The Brazilian President, Ms. Dilma Rousseff, had told journalists after a two -hour closed door meeting with her Nigerian counterpart, President Goodluck Jonathan, in Abuja, at the weekend, that the volume of trade between Brazil and Nigeria stood at $9 billion at the end of 2012.
Fielding questions from journalists after a bilateral trade meeting with the Brazilian Minister of State, Ministry of Development, Industry and Foreign Trade, Mr. Fernando Damata Pimenta, and his delegation, Aganga said the two countries had agreed to leverage their strong bilateral ties to significantly increase trade and investment inflows into both countries.
He said: "The trade volume between both countries has increased significantly over the years. Brazil is our number three trading partner in terms of crude oil exports after the United States of America and India. In terms of imports from Brazil, most of our rice, sugar and automobiles come from Brazil.
"So, Nigeria has had a good trading relationship with Brazil for a very long time now. The Brazilian Minister of State, Ministry of Development, Industry and Foreign Trade and I will work together to double the trade volume between Nigeria and Brazil by 2015."
Aganga also said Nigeria would partner Brazil in order to convert its rich raw material resources into finished products, in line with the Nigerian Industrial Revolution Plan.
"During our meeting, we discussed our economic relationship and how we could strengthen and deepen this relationship, especially in strategic areas where we want to develop and where Brazilian companies could invest and help to develop the economy of our country. We also discussed about our Industrial Revolution Plan, through which we want to move away from a country that exports raw materials to a country that will export finished goods by developing our value chain, particularly in the sectors where we have competitive and comparative advantage.
"We also looked at how Brazil could take advantage of the huge opportunities that are yet to be fully tapped as contained in our new Sugar Master Plan. We have agreed on the next step which involves trade and investment missions from Brazil to Nigeria. Also, we are looking at setting up the Brazil Nigeria Trade and Investment Council to be able to drive trade and investment inflows into both countries," Aganga added.

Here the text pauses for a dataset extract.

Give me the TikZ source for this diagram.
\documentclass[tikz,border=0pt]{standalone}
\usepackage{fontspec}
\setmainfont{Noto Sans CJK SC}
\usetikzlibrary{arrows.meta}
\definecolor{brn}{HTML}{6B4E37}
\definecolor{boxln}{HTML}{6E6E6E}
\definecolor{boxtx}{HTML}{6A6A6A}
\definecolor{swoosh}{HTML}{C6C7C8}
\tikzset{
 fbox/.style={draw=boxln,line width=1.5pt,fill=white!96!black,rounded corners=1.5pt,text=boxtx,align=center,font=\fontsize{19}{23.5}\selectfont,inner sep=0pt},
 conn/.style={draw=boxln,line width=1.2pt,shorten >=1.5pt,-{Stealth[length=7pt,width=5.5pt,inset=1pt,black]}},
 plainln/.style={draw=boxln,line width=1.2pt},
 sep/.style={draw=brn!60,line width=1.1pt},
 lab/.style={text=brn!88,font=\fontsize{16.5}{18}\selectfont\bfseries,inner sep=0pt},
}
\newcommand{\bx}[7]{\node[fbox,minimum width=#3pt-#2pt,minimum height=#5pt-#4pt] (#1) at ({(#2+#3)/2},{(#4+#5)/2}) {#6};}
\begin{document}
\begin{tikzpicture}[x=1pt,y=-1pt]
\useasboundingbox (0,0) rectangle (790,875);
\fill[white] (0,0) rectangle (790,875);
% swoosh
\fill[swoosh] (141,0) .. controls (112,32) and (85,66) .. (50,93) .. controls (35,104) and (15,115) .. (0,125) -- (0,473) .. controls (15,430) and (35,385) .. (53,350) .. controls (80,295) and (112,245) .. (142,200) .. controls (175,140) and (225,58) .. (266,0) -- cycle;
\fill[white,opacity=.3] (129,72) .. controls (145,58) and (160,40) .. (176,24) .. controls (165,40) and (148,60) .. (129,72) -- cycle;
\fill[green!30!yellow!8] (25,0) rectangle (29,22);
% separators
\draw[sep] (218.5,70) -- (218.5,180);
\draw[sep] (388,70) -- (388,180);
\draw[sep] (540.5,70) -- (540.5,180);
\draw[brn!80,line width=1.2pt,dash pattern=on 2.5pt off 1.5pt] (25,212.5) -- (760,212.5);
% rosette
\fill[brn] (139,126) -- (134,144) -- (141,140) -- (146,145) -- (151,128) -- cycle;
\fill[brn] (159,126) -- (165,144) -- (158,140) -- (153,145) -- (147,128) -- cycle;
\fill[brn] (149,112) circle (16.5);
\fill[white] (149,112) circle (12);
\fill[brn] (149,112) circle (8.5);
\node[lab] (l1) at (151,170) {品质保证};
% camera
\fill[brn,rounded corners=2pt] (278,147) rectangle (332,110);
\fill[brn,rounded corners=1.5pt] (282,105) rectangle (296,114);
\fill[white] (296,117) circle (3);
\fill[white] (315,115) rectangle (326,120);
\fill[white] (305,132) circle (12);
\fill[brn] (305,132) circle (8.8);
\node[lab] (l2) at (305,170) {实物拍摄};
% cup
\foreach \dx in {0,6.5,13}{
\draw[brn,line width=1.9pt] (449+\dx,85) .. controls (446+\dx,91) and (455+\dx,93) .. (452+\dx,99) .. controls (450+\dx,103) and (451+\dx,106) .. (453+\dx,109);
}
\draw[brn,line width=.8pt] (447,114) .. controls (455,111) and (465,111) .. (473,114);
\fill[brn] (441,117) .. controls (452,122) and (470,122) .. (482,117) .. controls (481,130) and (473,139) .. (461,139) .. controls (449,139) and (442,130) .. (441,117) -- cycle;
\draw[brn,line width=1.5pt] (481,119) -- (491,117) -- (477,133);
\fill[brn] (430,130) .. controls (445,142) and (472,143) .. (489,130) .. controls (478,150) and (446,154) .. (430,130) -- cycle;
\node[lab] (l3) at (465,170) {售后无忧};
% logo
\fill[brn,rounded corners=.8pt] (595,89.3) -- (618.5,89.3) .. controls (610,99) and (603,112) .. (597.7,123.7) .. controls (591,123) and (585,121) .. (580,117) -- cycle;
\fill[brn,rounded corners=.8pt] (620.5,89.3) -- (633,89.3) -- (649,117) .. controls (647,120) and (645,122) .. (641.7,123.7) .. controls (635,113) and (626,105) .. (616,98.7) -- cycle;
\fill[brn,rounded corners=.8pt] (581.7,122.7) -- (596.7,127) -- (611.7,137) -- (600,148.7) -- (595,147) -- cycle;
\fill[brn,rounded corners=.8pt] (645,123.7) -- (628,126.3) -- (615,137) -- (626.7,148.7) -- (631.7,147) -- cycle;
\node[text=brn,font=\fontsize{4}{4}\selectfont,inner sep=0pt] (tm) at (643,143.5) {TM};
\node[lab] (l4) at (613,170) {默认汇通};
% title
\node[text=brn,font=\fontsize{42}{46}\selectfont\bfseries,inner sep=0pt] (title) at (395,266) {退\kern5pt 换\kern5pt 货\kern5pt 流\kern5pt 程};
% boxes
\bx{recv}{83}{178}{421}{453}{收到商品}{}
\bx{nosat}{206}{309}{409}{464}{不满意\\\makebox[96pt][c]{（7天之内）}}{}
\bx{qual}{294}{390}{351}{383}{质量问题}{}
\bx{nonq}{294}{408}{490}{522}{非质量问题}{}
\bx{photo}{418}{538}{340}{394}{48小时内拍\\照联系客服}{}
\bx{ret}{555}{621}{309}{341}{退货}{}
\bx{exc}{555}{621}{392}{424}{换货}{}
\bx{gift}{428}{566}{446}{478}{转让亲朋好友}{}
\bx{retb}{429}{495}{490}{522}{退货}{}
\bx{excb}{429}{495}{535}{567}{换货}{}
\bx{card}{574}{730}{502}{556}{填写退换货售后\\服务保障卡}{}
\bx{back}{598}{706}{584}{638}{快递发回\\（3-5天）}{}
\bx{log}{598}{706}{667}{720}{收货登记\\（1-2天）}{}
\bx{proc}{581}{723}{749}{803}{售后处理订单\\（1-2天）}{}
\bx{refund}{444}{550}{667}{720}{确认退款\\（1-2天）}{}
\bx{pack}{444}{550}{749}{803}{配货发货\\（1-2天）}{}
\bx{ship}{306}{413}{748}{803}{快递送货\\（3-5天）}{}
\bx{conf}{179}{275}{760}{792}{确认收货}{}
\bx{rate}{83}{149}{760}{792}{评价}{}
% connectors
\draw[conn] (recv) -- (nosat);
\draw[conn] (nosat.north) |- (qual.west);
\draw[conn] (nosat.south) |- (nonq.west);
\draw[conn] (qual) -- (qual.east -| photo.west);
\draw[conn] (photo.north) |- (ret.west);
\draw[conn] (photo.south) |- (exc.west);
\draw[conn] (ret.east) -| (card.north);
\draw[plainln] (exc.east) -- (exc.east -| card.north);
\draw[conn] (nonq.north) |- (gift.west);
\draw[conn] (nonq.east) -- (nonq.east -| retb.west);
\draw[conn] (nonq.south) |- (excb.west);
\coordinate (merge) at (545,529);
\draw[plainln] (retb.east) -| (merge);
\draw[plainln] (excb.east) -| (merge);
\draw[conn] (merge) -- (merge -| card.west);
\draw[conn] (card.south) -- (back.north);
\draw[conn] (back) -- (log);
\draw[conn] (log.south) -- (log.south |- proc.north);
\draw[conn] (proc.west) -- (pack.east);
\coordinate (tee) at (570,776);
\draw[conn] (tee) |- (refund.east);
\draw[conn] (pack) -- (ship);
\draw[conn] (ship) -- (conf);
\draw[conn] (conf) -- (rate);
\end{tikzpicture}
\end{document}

The minister added that the meeting also highlighted the critical role of aviation in trade facilitation, noting that both countries were working on the possibility of having airlines travelling directly from Nigeria to Brazil in the very near future.
"Currently, it takes about 24 hours to travel to Brazil instead of about six hours. This is not good for trade and investment. We have both agreed to accelerate this and get it done as quickly as possible," he said.

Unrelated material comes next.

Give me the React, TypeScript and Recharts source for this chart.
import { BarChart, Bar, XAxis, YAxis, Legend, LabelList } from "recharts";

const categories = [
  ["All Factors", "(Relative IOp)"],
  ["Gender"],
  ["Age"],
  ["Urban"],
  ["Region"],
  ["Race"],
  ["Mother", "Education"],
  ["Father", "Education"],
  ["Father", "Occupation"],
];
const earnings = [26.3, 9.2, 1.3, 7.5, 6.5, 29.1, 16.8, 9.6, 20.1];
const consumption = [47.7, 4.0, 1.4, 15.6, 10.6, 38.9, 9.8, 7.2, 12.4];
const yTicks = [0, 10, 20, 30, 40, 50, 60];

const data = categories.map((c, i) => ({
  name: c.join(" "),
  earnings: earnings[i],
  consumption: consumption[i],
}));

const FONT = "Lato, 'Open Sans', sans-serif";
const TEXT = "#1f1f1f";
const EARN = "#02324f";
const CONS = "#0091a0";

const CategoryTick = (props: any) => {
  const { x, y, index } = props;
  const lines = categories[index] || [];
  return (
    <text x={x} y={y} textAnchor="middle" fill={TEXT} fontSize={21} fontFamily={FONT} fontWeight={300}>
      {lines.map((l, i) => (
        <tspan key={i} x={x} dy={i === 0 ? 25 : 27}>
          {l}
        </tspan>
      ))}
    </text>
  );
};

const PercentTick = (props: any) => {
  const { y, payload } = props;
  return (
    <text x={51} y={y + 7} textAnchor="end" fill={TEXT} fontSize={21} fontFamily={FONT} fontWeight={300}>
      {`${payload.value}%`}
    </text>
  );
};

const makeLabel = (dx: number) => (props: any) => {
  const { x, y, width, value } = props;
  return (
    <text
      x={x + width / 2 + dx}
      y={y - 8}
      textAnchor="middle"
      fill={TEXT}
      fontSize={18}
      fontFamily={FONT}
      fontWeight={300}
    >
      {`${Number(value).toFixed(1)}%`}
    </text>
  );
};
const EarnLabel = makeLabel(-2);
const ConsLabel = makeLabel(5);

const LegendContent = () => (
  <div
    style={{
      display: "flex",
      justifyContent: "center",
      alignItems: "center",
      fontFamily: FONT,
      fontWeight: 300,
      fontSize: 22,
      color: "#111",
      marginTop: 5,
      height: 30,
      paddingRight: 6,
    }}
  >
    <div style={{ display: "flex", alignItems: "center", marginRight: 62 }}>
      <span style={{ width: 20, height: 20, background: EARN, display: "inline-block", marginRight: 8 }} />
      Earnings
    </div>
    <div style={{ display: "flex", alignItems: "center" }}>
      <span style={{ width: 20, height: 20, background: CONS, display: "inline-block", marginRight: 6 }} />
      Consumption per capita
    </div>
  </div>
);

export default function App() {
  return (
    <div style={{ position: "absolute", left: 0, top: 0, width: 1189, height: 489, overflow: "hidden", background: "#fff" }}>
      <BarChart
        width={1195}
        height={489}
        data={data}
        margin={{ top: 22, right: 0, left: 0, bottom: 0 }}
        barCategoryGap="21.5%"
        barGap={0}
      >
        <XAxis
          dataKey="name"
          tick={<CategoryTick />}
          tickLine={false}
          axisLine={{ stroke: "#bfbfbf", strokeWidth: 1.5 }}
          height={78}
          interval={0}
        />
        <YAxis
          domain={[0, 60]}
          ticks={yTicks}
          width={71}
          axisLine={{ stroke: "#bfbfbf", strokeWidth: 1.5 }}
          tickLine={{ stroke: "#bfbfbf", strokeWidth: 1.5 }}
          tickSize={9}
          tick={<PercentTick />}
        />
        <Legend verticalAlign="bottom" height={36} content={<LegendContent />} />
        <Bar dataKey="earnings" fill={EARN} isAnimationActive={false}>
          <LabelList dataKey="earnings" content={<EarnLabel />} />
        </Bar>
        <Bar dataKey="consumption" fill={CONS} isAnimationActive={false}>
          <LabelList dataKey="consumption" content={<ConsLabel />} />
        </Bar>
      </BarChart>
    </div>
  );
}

In his remarks, Pimenta pointed out that Brazilian investors were eager to take advantage of the investment opportunities in Nigeria.

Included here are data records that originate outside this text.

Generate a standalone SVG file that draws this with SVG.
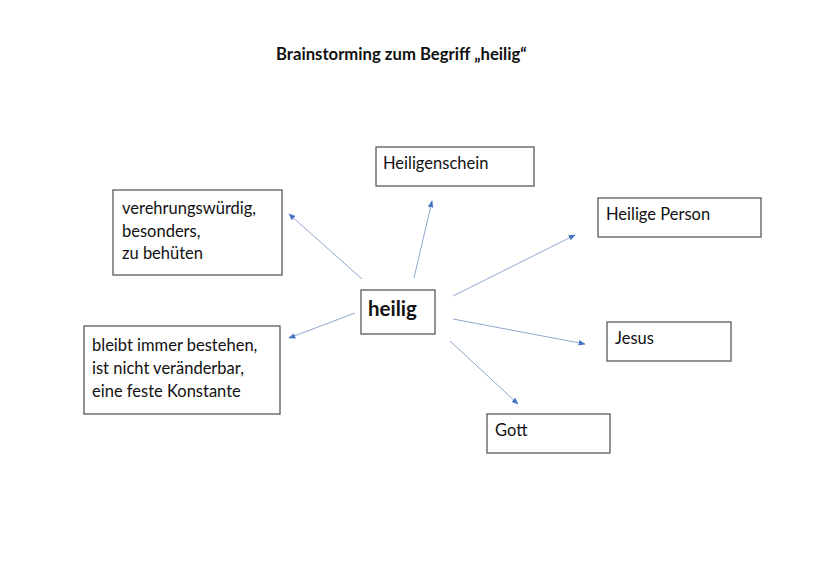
<svg xmlns="http://www.w3.org/2000/svg" width="828" height="586" viewBox="0 0 828 586">
<defs>
<style>
.box{fill:#fff;stroke:#595959;stroke-width:1.3}
.t{font-family:Lato,"Open Sans","Liberation Sans",sans-serif;font-size:16.5px;fill:#111}
.b{font-weight:bold}
.ttl{font-size:16.7px}
.big{font-size:20.5px}
.c{stroke:#8fa6cf;stroke-width:1;fill:none;marker-end:url(#ah)}
</style>
<marker id="ah" viewBox="0 0 10 10" refX="9" refY="5" markerWidth="7" markerHeight="7" markerUnits="userSpaceOnUse" orient="auto">
<path d="M0,1 L10,5 L0,9 z" fill="#4472c4"/>
</marker>
</defs>
<rect width="828" height="586" fill="#fff"/>
<text class="t b ttl" x="276" y="60">Brainstorming zum Begriff „heilig“</text>
<g id="connectors">
<line class="c" x1="362" y1="279" x2="289" y2="214"/>
<line class="c" x1="414" y1="278" x2="432" y2="201"/>
<line class="c" x1="453" y1="296" x2="575" y2="235"/>
<line class="c" x1="453" y1="319" x2="585" y2="344"/>
<line class="c" x1="450" y1="341" x2="518" y2="404"/>
<line class="c" x1="355" y1="313" x2="289" y2="338"/>
</g>
<g id="n-verehrung">
<rect class="box" x="113" y="190" width="169" height="85"/>
<text class="t" x="122" y="214">verehrungswürdig,</text>
<text class="t" x="122" y="237">besonders,</text>
<text class="t" x="122" y="259">zu behüten</text>
</g>
<g id="n-heiligenschein">
<rect class="box" x="376" y="147" width="158" height="39"/>
<text class="t" x="383" y="169">Heiligenschein</text>
</g>
<g id="n-person">
<rect class="box" x="598" y="198" width="163" height="39"/>
<text class="t" x="606" y="220">Heilige Person</text>
</g>
<g id="n-heilig">
<rect class="box" x="361" y="290" width="74" height="44"/>
<text class="t b big" x="368" y="316">heilig</text>
</g>
<g id="n-jesus">
<rect class="box" x="607" y="322" width="124" height="39"/>
<text class="t" x="615" y="344">Jesus</text>
</g>
<g id="n-gott">
<rect class="box" x="487" y="414" width="123" height="39"/>
<text class="t" x="495" y="436">Gott</text>
</g>
<g id="n-bleibt">
<rect class="box" x="84" y="326" width="196" height="88"/>
<text class="t" x="92" y="351">bleibt immer bestehen,</text>
<text class="t" x="92" y="374">ist nicht veränderbar,</text>
<text class="t" x="92" y="397">eine feste Konstante</text>
</g>
</svg>
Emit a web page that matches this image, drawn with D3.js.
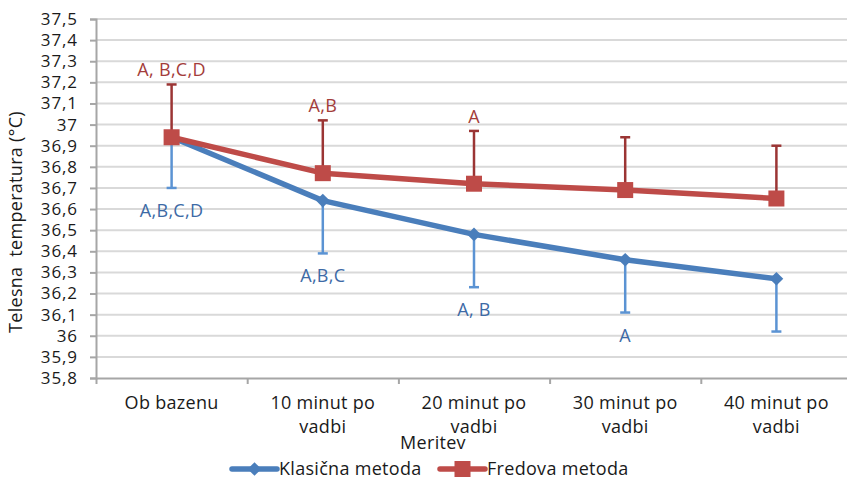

"Nigeria and Brazil have many things in common. Nigeria is part of our history and common future of our growth, development, peace and fraternity. Nigeria is a great nation and I feel very excited being here to discuss issues of mutual economic, trade and investment between Brazil and Nigeria," the Brazilian minister said.
The FSDH Research in its economic forecast for Nigeria, which was released last week, said that with the ongoing reforms in the power sector and the impressive growth in the non-oil potential of the country's economy, Nigeria's trade volume "is expected to jump to N35.05 trillion by the end of 2013."
The Executive Secretary, Nigerian Investment Promotion Commission (NIPC), Mr. Mustafa Bello, in a paper presented highlighted the processes of doing business in Nigeria among which he said included business registration through NIPC.
He noted that there were reforms, which have taken place in Nigeria that will aid doing business in the country, stressing that government had established two business committee for doing business
Bello said apart from population which a great factor for doing business in Nigeria the country has others which include natural resources for raw materials
"We have natural resources, also the location of the country place it safe outside natural disaster zone. The rate of investment is very high in some cases we have over 17 per cent," he stressed.
On his part, the President Nigeria-Brazil Chamber of Commerce, Emmanuel Ibru, had lamented lack of direct link between the two countries.
"There is no longer a direct link as it used to be in the past this is one of the major area that the chamber is pursuing we been working on that and we think something positive will come up on it," Ibru said.